Required work: From the records below, copy every line that contains the word "this".

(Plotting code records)
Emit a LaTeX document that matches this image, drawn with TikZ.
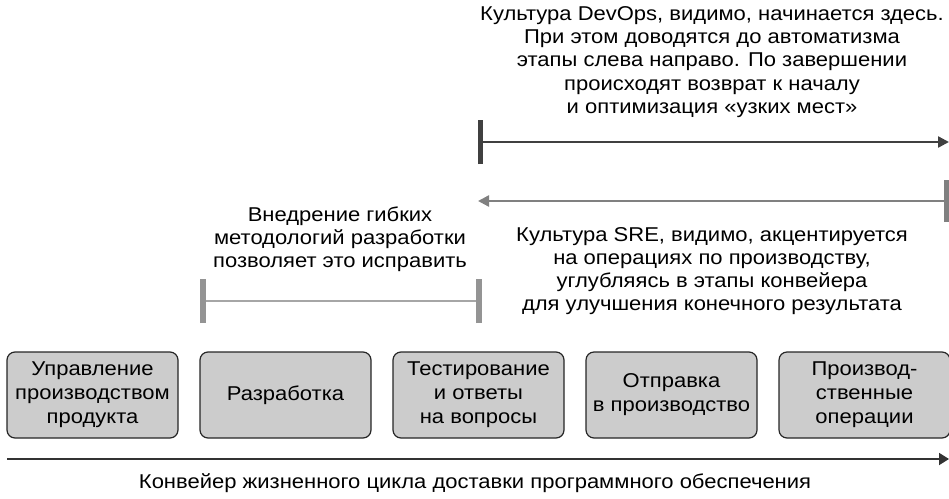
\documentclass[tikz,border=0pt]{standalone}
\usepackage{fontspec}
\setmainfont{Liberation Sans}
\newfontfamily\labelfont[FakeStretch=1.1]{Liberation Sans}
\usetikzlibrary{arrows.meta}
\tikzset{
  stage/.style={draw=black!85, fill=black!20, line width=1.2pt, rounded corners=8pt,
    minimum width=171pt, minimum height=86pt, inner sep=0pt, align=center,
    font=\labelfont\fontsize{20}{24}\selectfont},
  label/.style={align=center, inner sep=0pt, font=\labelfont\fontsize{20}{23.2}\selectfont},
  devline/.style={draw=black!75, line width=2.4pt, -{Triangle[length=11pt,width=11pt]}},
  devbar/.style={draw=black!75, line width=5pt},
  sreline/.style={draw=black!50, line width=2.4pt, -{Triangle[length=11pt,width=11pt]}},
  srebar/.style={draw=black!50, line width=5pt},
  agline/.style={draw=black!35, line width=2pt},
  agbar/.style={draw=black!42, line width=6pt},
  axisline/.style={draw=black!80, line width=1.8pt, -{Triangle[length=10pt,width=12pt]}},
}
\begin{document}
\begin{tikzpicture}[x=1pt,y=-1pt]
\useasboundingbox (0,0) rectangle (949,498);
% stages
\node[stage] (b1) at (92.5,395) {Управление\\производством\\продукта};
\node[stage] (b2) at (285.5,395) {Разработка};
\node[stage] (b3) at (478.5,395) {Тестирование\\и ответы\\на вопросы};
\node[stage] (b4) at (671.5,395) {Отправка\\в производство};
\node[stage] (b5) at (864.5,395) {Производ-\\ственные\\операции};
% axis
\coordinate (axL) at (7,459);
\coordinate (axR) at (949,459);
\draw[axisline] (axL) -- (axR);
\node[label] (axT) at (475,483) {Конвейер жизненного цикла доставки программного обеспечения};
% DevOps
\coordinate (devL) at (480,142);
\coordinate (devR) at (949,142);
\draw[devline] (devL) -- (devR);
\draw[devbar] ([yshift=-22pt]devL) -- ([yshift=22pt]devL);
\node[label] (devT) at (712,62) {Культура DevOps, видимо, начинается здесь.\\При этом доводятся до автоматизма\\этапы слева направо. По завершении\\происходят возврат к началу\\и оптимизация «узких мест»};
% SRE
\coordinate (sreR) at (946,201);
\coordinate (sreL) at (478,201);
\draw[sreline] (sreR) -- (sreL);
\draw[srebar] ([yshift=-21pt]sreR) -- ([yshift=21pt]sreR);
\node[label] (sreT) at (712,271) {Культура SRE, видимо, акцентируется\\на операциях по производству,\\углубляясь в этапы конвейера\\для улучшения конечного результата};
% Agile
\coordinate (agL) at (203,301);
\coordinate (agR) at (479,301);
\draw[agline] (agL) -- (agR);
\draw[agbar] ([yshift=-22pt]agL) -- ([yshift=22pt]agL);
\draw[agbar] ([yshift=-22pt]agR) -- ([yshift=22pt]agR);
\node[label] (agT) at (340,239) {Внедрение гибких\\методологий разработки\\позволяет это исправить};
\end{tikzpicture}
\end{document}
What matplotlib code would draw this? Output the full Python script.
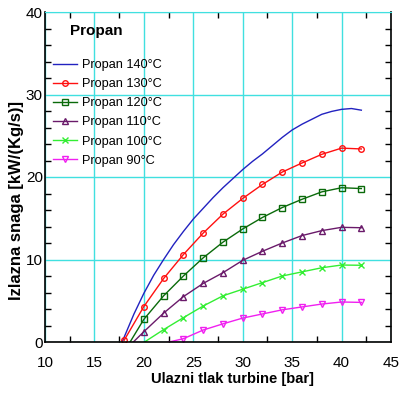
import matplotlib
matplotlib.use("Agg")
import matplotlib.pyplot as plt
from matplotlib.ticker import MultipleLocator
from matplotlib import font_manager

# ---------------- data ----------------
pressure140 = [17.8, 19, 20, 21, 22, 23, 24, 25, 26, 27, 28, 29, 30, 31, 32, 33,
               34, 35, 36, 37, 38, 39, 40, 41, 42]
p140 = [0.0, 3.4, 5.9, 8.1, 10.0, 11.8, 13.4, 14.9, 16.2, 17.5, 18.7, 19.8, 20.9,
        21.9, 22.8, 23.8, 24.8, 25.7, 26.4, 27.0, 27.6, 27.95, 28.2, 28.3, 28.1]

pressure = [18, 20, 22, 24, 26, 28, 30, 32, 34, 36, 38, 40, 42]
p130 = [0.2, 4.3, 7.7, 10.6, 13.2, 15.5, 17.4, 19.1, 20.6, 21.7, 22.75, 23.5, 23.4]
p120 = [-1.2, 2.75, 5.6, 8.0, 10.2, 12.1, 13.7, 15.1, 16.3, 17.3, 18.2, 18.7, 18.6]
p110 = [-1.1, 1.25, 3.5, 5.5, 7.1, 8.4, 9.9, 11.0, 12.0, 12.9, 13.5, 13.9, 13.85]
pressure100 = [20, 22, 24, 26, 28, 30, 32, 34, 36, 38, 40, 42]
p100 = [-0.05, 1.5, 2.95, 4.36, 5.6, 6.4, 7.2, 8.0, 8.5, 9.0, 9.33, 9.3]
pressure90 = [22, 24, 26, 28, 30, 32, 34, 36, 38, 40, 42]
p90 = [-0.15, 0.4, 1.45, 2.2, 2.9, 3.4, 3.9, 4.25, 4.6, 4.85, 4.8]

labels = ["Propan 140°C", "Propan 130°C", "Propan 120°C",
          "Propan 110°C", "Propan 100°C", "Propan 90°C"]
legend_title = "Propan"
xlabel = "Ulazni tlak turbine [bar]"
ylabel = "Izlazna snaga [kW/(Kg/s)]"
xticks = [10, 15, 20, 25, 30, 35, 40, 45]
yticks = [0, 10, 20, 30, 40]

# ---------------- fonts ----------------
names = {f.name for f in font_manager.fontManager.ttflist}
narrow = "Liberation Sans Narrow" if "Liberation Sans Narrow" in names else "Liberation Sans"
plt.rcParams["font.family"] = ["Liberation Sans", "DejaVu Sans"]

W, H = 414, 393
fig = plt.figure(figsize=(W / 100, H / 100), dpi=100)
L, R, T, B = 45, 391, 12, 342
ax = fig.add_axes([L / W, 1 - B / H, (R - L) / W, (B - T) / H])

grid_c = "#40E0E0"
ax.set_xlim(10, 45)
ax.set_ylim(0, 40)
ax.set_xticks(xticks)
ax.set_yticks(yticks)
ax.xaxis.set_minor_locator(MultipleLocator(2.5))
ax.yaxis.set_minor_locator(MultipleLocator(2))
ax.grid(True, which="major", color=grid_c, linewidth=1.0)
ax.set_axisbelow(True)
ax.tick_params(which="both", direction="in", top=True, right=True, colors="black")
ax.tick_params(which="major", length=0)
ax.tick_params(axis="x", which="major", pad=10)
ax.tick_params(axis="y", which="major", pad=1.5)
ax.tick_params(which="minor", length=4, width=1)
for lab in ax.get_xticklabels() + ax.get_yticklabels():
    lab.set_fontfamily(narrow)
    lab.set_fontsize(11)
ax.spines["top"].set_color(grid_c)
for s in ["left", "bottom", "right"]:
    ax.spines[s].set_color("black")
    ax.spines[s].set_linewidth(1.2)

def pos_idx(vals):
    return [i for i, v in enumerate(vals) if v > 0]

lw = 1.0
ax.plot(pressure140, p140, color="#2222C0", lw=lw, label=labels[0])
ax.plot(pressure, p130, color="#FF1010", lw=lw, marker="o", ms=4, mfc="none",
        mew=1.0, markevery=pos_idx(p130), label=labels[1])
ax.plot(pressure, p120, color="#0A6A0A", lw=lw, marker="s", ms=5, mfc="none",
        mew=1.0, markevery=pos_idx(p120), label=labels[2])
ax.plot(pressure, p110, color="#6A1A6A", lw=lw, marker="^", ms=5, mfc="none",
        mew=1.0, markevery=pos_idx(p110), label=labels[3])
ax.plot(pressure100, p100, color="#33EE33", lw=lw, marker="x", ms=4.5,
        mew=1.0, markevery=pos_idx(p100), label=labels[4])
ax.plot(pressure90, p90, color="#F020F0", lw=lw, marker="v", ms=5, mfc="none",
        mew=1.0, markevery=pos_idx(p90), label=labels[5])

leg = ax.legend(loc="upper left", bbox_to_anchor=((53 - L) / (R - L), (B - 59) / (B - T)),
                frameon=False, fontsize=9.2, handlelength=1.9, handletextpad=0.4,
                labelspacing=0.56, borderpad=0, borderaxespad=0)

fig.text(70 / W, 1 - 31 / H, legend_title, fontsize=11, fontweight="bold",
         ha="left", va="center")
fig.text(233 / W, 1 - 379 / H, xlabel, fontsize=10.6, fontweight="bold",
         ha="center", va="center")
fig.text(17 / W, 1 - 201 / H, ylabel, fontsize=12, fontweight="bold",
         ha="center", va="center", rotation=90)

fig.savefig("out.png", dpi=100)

Answer to the task:
Emit a LaTeX document that matches this image, drawn with TikZ.
What matplotlib code would draw this? Output the full Python script.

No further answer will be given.